Creo que, sin pretenderlo, Gabriel nos ha ofrecido una aproximación antropológica al fracaso que hemos experimentado como seres humanos en estos últimos ochenta años. Un fracaso dulce, enmascarado, servido en copa de balón, pero fracaso, al fin y al cabo, porque la riqueza económica no supimos fortalecerla con la educativa. Como mi amigo, optamos por el continente en lugar de por el contenido.
El autor ha rescatado, además, un léxico perdido, un vocabulario culto. De cultura andaluza, de estar e interpretar el mundo desde una tierra que personajillos deleznables como los que se mofan de la forma de hablar de la vicepresidenta del gobierno María Jesús Montero, serían incapaces de valorar. Qué le vamos a hacer. Como dicen por acá, qué sabe un burro lo que es un caramelo.
Sí, es más que probable que Memorias, el libro de Gabriel Rojas Rodríguez no pase a la historia de la literatura.

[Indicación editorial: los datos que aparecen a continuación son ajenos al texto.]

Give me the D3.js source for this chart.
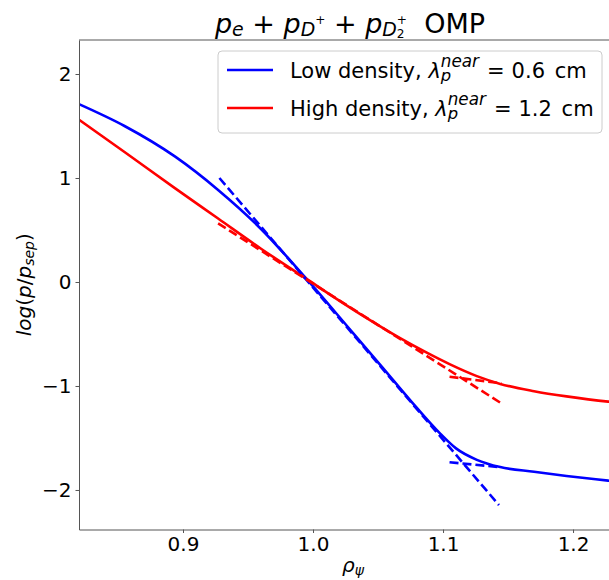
<!DOCTYPE html>
<html>
<head>
<meta charset="utf-8">
<script src="https://cdn.jsdelivr.net/npm/d3@7"></script>
<style>
  body { margin: 0; background: #fff; }
  text { font-family: "DejaVu Sans", sans-serif; white-space: pre; fill: #000; }
</style>
</head>
<body>
<script>
// solid profiles
const blueRho = [0.82, 0.855, 0.894, 0.927, 0.96, 0.995, 1.028, 1.054, 1.075, 1.098, 1.11, 1.126, 1.144, 1.17, 1.195, 1.227, 1.245];
const blueLog = [1.71, 1.50, 1.205, 0.885, 0.51, 0.03, -0.45, -0.83, -1.14, -1.46, -1.60, -1.71, -1.78, -1.825, -1.865, -1.91, -1.935];
const redRho = [0.82, 0.855, 0.894, 0.927, 0.96, 0.995, 1.016, 1.041, 1.067, 1.0875, 1.105, 1.126, 1.144, 1.17, 1.195, 1.227, 1.245];
const redLog = [1.56, 1.25, 0.90, 0.61, 0.32, 0.03, -0.145, -0.345, -0.54, -0.68, -0.79, -0.905, -0.98, -1.05, -1.10, -1.15, -1.17];

// dashed fits
const blueNearRho = [0.928, 1.143], blueNearLog = [1.0, -2.145];
const blueFarRho = [1.105, 1.144], blueFarLog = [-1.733, -1.781];
const redNearRho = [0.927, 1.144], redNearLog = [0.564, -1.16];
const redFarRho = [1.105, 1.145], redFarLog = [-0.911, -0.974];

const xTicks = [0.9, 1.0, 1.1, 1.2];
const yTicks = [-2, -1, 0, 1, 2];

const width = 609, height = 580;
const padLeft = 79, padRight = 627, padTop = 40, padBottom = 529.5;

const svg = d3.select("body").append("svg")
    .attr("width", width)
    .attr("height", height);

const x = d3.scaleLinear().domain([0.82, 1.2415]).range([padLeft, padRight]);
const y = d3.scaleLinear().domain([-2.38, 2.327]).range([padBottom, padTop]);

// write matplotlib-style mathtext with tspans
function mathText(t, parts, base) {
    let shift = 0, prevLen = 0, pending = 0;
    parts.forEach(p => {
        const up = (p.sh || 0) * base;
        let dx = pending + (p.dx || 0);
        if (p.back) dx -= prevLen;
        pending = 0;
        const ts = t.append("tspan")
            .text(p.t)
            .attr("font-size", base * (p.sc || 1))
            .attr("font-style", p.it ? "italic" : "normal")
            .attr("dy", shift - up);
        if (dx) ts.attr("dx", dx);
        shift = up;
        const len = ts.node().getComputedTextLength();
        if (p.back && len < prevLen) pending = prevLen - len;
        prevLen = len;
    });
}

svg.append("defs").append("clipPath").attr("id", "plot")
    .append("rect").attr("x", padLeft).attr("y", padTop)
    .attr("width", padRight - padLeft).attr("height", padBottom - padTop);

const line = d3.line()
    .x(d => x(d[0]))
    .y(d => y(d[1]))
    .curve(d3.curveMonotoneX);

const plot = svg.append("g").attr("clip-path", "url(#plot)");

const series = [
    { rho: blueRho, val: blueLog, color: "#0000ff", dash: null },
    { rho: redRho, val: redLog, color: "#ff0000", dash: null },
    { rho: blueNearRho, val: blueNearLog, color: "#0000ff", dash: "9,4" },
    { rho: blueFarRho, val: blueFarLog, color: "#0000ff", dash: "9,4" },
    { rho: redNearRho, val: redNearLog, color: "#ff0000", dash: "9,4" },
    { rho: redFarRho, val: redFarLog, color: "#ff0000", dash: "9,4" }
];

series.forEach(s => {
    plot.append("path")
        .datum(d3.zip(s.rho, s.val))
        .attr("d", line)
        .attr("fill", "none")
        .attr("stroke", s.color)
        .attr("stroke-width", 2.6)
        .attr("stroke-dasharray", s.dash);
});

// axes
const xAxis = svg.append("g")
    .attr("transform", `translate(0,${padBottom})`)
    .call(d3.axisBottom(x).tickValues(xTicks).tickFormat(d3.format(".1f")).tickSizeInner(3.5).tickSizeOuter(0).tickPadding(4));
const yAxis = svg.append("g")
    .attr("transform", `translate(${padLeft},0)`)
    .call(d3.axisLeft(y).tickValues(yTicks).tickFormat(d => d < 0 ? "\u2212" + Math.abs(d) : d).tickSizeInner(3.5).tickSizeOuter(0).tickPadding(4));

[xAxis, yAxis].forEach(a => {
    a.select(".domain").attr("stroke", "#555").attr("stroke-width", 1);
    a.selectAll(".tick line").attr("stroke", "#555").attr("stroke-width", 1);
    a.selectAll(".tick text").attr("font-size", 20).attr("font-family", "DejaVu Sans").attr("fill", "#000");
});

svg.append("line")
    .attr("x1", padLeft).attr("x2", width)
    .attr("y1", padTop).attr("y2", padTop)
    .attr("stroke", "#555").attr("stroke-width", 1);

// title
const title = svg.append("text")
    .attr("x", (padLeft + padRight) / 2 - 3)
    .attr("y", 32.5)
    .attr("text-anchor", "middle");
mathText(title, [
    { t: "p", it: true },
    { t: "e", it: true, sc: 0.7, sh: -0.12 },
    { t: " + " },
    { t: "p", it: true },
    { t: "D", it: true, sc: 0.7, sh: -0.12 },
    { t: "+", sc: 0.45, sh: 0.3 },
    { t: " + " },
    { t: "p", it: true },
    { t: "D", it: true, sc: 0.7, sh: -0.12 },
    { t: "2", sc: 0.45, sh: -0.22 },
    { t: "+", sc: 0.45, sh: 0.3, back: true },
    { t: "  OMP" }
], 27);

// axis labels
const xLabel = svg.append("text")
    .attr("x", (padLeft + padRight) / 2)
    .attr("y", 572)
    .attr("text-anchor", "middle");
mathText(xLabel, [
    { t: "\u03c1", it: true },
    { t: "\u03c8", it: true, sc: 0.7, sh: -0.15 }
], 20);

const yLabel = svg.append("text")
    .attr("transform", `translate(31,${(padTop + padBottom) / 2}) rotate(-90)`)
    .attr("text-anchor", "middle");
mathText(yLabel, [
    { t: "log", it: true },
    { t: "(" },
    { t: "p", it: true },
    { t: "/" },
    { t: "p", it: true },
    { t: "sep", it: true, sc: 0.7, sh: -0.15 },
    { t: ")" }
], 20);

// legend
const legend = svg.append("g");
legend.append("rect")
    .attr("x", 218).attr("y", 51)
    .attr("width", 384).attr("height", 82)
    .attr("rx", 4)
    .attr("fill", "#fff").attr("fill-opacity", 0.8)
    .attr("stroke", "#ccc").attr("stroke-width", 1);

const legendRows = [
    { color: "#0000ff", label: "Low density, ", value: "0.6" },
    { color: "#ff0000", label: "High density, ", value: "1.2" }
];
legendRows.forEach((r, i) => {
    const ly = 70 + i * 38;
    legend.append("line")
        .attr("x1", 227).attr("x2", 273)
        .attr("y1", ly).attr("y2", ly)
        .attr("stroke", r.color).attr("stroke-width", 2.6);
    const t = legend.append("text").attr("x", 290).attr("y", ly + 7.5);
    mathText(t, [
        { t: r.label },
        { t: "\u03bb", it: true },
        { t: "p", it: true, sc: 0.78, sh: -0.17 },
        { t: "near", it: true, sc: 0.8, sh: 0.5, back: true },
        { t: "=", dx: 8 },
        { t: r.value, dx: 7 },
        { t: " cm", dx: 3 }
    ], 21);
});
</script>
</body>
</html>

Que sus carencias en cuanto a belleza formal, como la que ha desaparecido de la Buenos Aires de hoy, le impida alcanzar un lugar que, estoy seguro, al autor jamás pretendió. Pero a mí me ha permitido ver, a través de sus renglones, la España que ha vivido secularmente acogotada bajo los botos camperos de unos, las botas de hebillas de otros y los “Castellanos” recién abrillantados del de más allá. La que, como Buenos Aires, pudo ser y no fue. Y lo agradezco.

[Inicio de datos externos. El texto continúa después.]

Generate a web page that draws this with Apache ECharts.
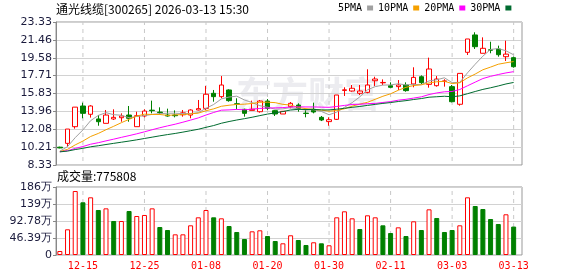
<!DOCTYPE html>
<html><head><meta charset="utf-8">
<script src="https://cdn.jsdelivr.net/npm/echarts@6/dist/echarts.min.js"></script>
<style>html,body{margin:0;padding:0;background:#fff}#c{width:578px;height:276px}</style>
</head><body><div id="c"></div>
<script>
const dates = ['12-10','12-11','12-12','12-15','12-16','12-17','12-18','12-19','12-22','12-23','12-24','12-25','12-26','12-29','12-30','12-31',
'01-05','01-06','01-07','01-08','01-09','01-12','01-13','01-14','01-15','01-16','01-19','01-20','01-21','01-22','01-23','01-26','01-27','01-28','01-29','01-30',
'02-02','02-03','02-04','02-05','02-06','02-09','02-10','02-11','02-12','02-13','02-24','02-25','02-26','02-27',
'03-02','03-03','03-04','03-05','03-06','03-09','03-10','03-11','03-12','03-13'];
const opens  = [10.20,10.60,12.35,14.52,13.65,13.16,12.70,13.16,13.29,13.57,12.35,13.47,14.08,13.88,13.57,13.57,13.60,13.57,14.10,14.27,15.85,15.50,16.20,14.75,14.17,14.06,13.92,15.04,14.03,13.68,14.45,14.62,13.77,14.17,13.33,12.88,13.12,16.15,16.09,15.85,15.95,17.17,16.95,16.65,16.55,16.72,16.83,17.59,16.79,16.65,17.10,16.55,14.70,20.15,21.97,20.05,20.41,20.50,19.69,19.59];
const closes = [10.12,12.10,14.40,13.75,14.52,12.87,13.57,13.33,13.47,13.23,13.50,13.99,14.03,13.83,13.47,13.50,13.80,14.10,14.24,15.75,15.50,16.72,15.08,14.70,13.75,14.17,15.04,14.27,13.68,13.96,14.80,14.27,13.73,13.89,13.05,13.08,15.67,16.22,16.38,16.09,16.72,17.35,16.99,16.48,16.72,16.13,17.52,16.97,18.40,17.35,17.15,14.97,17.94,21.55,20.74,20.57,20.37,19.90,19.96,18.64];
const lows   = [10.08,10.25,12.14,13.23,13.30,12.45,12.70,13.05,12.87,12.87,12.35,13.33,13.75,13.65,13.40,13.33,13.40,13.23,14.06,14.10,14.97,15.33,14.97,14.17,13.40,14.06,13.82,14.10,13.47,13.68,14.27,13.92,13.33,13.75,12.94,12.45,13.05,15.57,16.02,15.67,15.85,16.62,16.72,16.45,16.20,16.02,16.48,16.83,16.44,16.55,16.55,14.90,14.55,19.87,20.50,20.05,20.05,19.69,19.24,18.54];
const highs  = [10.25,12.10,14.40,14.87,14.60,13.57,14.10,14.17,13.75,14.52,13.92,14.17,15.08,14.38,14.24,14.06,14.10,14.17,15.15,16.62,16.20,17.66,16.27,15.33,14.24,15.08,15.15,15.25,14.10,14.00,14.94,14.80,14.17,14.87,13.47,13.33,15.67,16.48,16.72,16.72,18.37,17.59,17.31,17.00,17.24,17.00,18.58,17.73,19.59,17.66,17.32,16.72,17.94,21.55,22.25,21.72,21.26,20.85,21.37,19.69];
const volumes = [109000,701000,1746000,1438000,1574000,1228000,1273000,928000,928000,1201000,1064000,1092000,1273000,764000,682000,564000,564000,810000,1028000,1228000,1028000,1001000,791000,628000,437000,646000,674000,518000,382000,319000,538000,409000,273000,347000,319000,265000,1028000,1192000,1001000,709000,1083000,1028000,810000,600000,755000,518000,919000,682000,1246000,1010000,628000,682000,810000,1574000,1337000,1255000,982000,846000,1111000,775808];
const ma5  = [9.78,10.26,11.20,12.01,12.98,13.53,13.82,13.61,13.55,13.29,13.42,13.50,13.64,13.72,13.76,13.76,13.72,13.73,13.82,14.27,14.68,15.26,15.46,15.55,15.15,14.88,14.55,14.39,14.18,14.22,14.35,14.20,14.09,14.13,13.95,13.60,13.88,14.38,14.87,15.48,16.22,16.55,16.71,16.73,16.85,16.73,16.77,16.76,17.15,17.27,17.48,16.97,17.00,18.00,18.90,19.75,20.45,20.55,20.31,19.89];
const ma10 = [9.74,9.97,10.44,10.84,11.32,11.64,12.03,12.39,12.77,13.12,13.46,13.66,13.63,13.63,13.53,13.59,13.61,13.69,13.77,14.02,14.22,14.49,14.60,14.68,14.71,14.78,14.91,14.92,14.87,14.69,14.62,14.37,14.24,14.16,14.09,13.97,14.04,14.23,14.50,14.72,14.91,15.22,15.54,15.80,16.17,16.48,16.66,16.74,16.94,17.06,17.11,16.87,16.96,17.47,17.87,18.32,18.60,18.90,19.05,19.18];
const ma20 = [9.72,9.83,10.07,10.27,10.51,10.67,10.86,11.04,11.23,11.41,11.60,11.81,12.03,12.24,12.43,12.61,12.82,13.04,13.27,13.57,13.84,14.08,14.11,14.16,14.12,14.19,14.26,14.31,14.32,14.35,14.42,14.43,14.42,14.42,14.40,14.38,14.47,14.58,14.68,14.70,14.76,14.79,14.89,14.98,15.13,15.22,15.35,15.48,15.72,15.89,16.01,16.04,16.25,16.64,17.02,17.40,17.63,17.82,17.99,18.12];
const ma30 = [9.71,9.79,9.95,10.08,10.24,10.35,10.48,10.60,10.72,10.84,10.97,11.11,11.25,11.39,11.52,11.64,11.78,11.93,12.08,12.28,12.47,12.71,12.89,13.05,13.19,13.34,13.51,13.67,13.80,13.94,14.10,14.17,14.15,14.16,14.11,14.11,14.18,14.28,14.38,14.47,14.58,14.69,14.79,14.88,14.99,15.08,15.20,15.30,15.44,15.49,15.54,15.49,15.58,15.81,16.04,16.26,16.43,16.62,16.83,16.99];
const priceTicks = ['8.33','10.21','12.08','13.96','15.83','17.71','19.58','21.46','23.33'];
const volTicks = ['0','46.39万','92.78万','139万','186万'];
const maNames = ['5PMA','10PMA','20PMA','30PMA'];
const priceMin = 8.33, priceMax = 23.33, volMax = 1855600;
const titleText = '通光线缆[300265] 2026-03-13 15:30';
const volTitle = '成交量:775808';

const labelFirst = 3, labelStep = 8;
const labelShown = i => (i - labelFirst) % labelStep === 0;
const RED = '#ff0000', GREEN = '#008000';
const maColors = ['#a0a0a0', '#f5a000', '#ff00ff', '#006b2f'];

const L = 56, DATA_W = 461.5, FRAME_W = 466;
const MAIN_TOP = 22, MAIN_H = 143, VOL_TOP = 187, VOL_H = 68;

// dashed vertical guides at labelled dates: thin stacked bars (alternating dash / gap) on their own hidden axes
const DASH = 4;
const guideSeries = (xi, yi, h, stack) => {
  const out = [];
  const n = Math.ceil(h / DASH);
  for (let k = 0; k < n; k++) {
    out.push({
      type: 'bar', xAxisIndex: xi, yAxisIndex: yi, stack, barWidth: 1, z: 2, silent: true,
      data: dates.map((d, i) => labelShown(i) ? DASH : '-'),
      itemStyle: {color: (k % 2 === 0) ? 'rgba(0,0,0,0)' : '#c8c8c8'}
    });
  }
  return out;
};

const chart = echarts.init(document.getElementById('c'), null, {renderer: 'canvas'});
const axisFont = {fontFamily: 'DejaVu Sans', fontSize: 11, color: '#1a1a3c'};
const hiddenCat = gi => ({gridIndex: gi, type: 'category', data: dates, show: false});
chart.setOption({
  animation: false,
  backgroundColor: '#fff',
  title: [
    {text: titleText, left: 56, top: 3, padding: 0,
     textStyle: {fontSize: 12, fontWeight: 'normal', color: '#000', fontFamily: '"Noto Sans CJK SC"'}},
    {text: volTitle, left: 57, top: 170, padding: 0,
     textStyle: {fontSize: 12, fontWeight: 'normal', color: '#000', fontFamily: '"Noto Sans CJK SC"'}}
  ],
  legend: {
    data: maNames, left: 338, top: 3, align: 'right', icon: 'rect',
    itemWidth: 6, itemHeight: 5, itemGap: 5, padding: 0,
    textStyle: {fontFamily: 'DejaVu Sans Mono', fontSize: 10, color: '#000', padding: [0, 0, 0, 0]}
  },
  graphic: [{
    type: 'text', left: 236, top: 76, z: 0, silent: true,
    style: {text: '东方财富', fill: '#ececf0', font: 'bold 36px "Noto Sans CJK SC"'}
  }],
  grid: [
    {left: L, top: MAIN_TOP, width: FRAME_W, height: MAIN_H, show: true, borderColor: '#999', borderWidth: 1},
    {left: L, top: MAIN_TOP, width: DATA_W, height: MAIN_H},
    {left: L, top: VOL_TOP, width: FRAME_W, height: VOL_H, show: true, borderColor: '#999', borderWidth: 1},
    {left: L, top: VOL_TOP, width: DATA_W, height: VOL_H}
  ],
  xAxis: [
    hiddenCat(0),
    {gridIndex: 1, type: 'category', data: dates, boundaryGap: true,
     axisLine: {show: false}, axisTick: {show: false}, axisLabel: {show: false}, splitLine: {show: false}},
    hiddenCat(2),
    {gridIndex: 3, type: 'category', data: dates, boundaryGap: true,
     axisLine: {show: false}, axisTick: {show: false}, splitLine: {show: false},
     axisLabel: {show: true, interval: (i) => labelShown(i), color: RED, fontFamily: 'DejaVu Sans Mono', fontSize: 10, margin: 6}},
    hiddenCat(1),
    hiddenCat(3)
  ],
  yAxis: [
    {gridIndex: 0, type: 'value', min: 0, max: 8, interval: 1,
     axisLine: {show: true, lineStyle: {color: '#888'}},
     axisTick: {show: true, length: 3, lineStyle: {color: '#888'}},
     axisLabel: Object.assign({formatter: v => priceTicks[v], margin: 4}, axisFont),
     splitLine: {show: true, lineStyle: {color: '#d2d2d2', width: 1}}},
    {gridIndex: 1, type: 'value', min: priceMin, max: priceMax, show: false, splitLine: {show: false}},
    {gridIndex: 2, type: 'value', min: 0, max: 4, interval: 1,
     axisLine: {show: true, lineStyle: {color: '#888'}},
     axisTick: {show: true, length: 3, lineStyle: {color: '#888'}},
     axisLabel: Object.assign({formatter: v => volTicks[v], margin: 4}, axisFont),
     splitLine: {show: true, lineStyle: {color: '#d2d2d2', width: 1}}},
    {gridIndex: 3, type: 'value', min: 0, max: volMax, show: false, splitLine: {show: false}},
    {gridIndex: 1, type: 'value', min: 0, max: MAIN_H, show: false, splitLine: {show: false}},
    {gridIndex: 3, type: 'value', min: 0, max: VOL_H, show: false, splitLine: {show: false}}
  ],
  series: [
    ...guideSeries(4, 4, MAIN_H, 'gMain'),
    ...guideSeries(5, 5, VOL_H, 'gVol'),
    {type: 'candlestick', xAxisIndex: 1, yAxisIndex: 1, barWidth: 5, z: 3,
     data: opens.map((o, i) => [o, closes[i], lows[i], highs[i]]),
     itemStyle: {color: '#ffffff', color0: GREEN, borderColor: RED, borderColor0: GREEN, borderWidth: 1}},
    ...maNames.map((n, k) => ({
      name: n, type: 'line', xAxisIndex: 1, yAxisIndex: 1, z: 4,
      data: [ma5, ma10, ma20, ma30][k], showSymbol: false, symbol: 'none',
      color: maColors[k], lineStyle: {width: 1, color: maColors[k]}
    })),
    {type: 'bar', xAxisIndex: 3, yAxisIndex: 3, barWidth: 5, z: 3,
     data: volumes.map((v, i) => {
       const up = i === 0 || closes[i] >= closes[i - 1];
       return {value: v, itemStyle: up ? {color: '#ffffff', borderColor: RED, borderWidth: 1} : {color: GREEN, borderColor: GREEN, borderWidth: 1}};
     })}
  ]
});
</script>
</body></html>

Qué quieren que les diga, yo he podido contemplar la vida a través de los renglones de este libro. Y es esto, sobre todo, lo que le pido a la literatura. Sin renunciar a más, me basta con eso. Así que, gracias.
Memorias (Editorial Anantes, 2019) |Gabriel Rojas Rodríguez|252 páginas|15,00 euros
Lo que se puede decir de las Memorias de Gabriel Rojas Rodríguez, es que no es literatura, al menos no es literatura vacía, no… es la historia viva de una posguerra, de miedo al no hablar muy bajito, del hambre y la necesidad, de la carencia de casi lo que hoy nos parecería imprescindible, de la lucha de una generación de impenitentes luchadores como él, como mis padres y tantos y tantos otros contratada con un lenguaje real que le suma interés y curiosidad.. ¿A quién le puede importar la carencia de algunas de esas reglas literarias, si se puede disfrutar de todo eso de lo que rebosa su obra… Una publicación, la de un debut literario de la que se desprende la naturalidad y frescura de la realidad de toda una vida.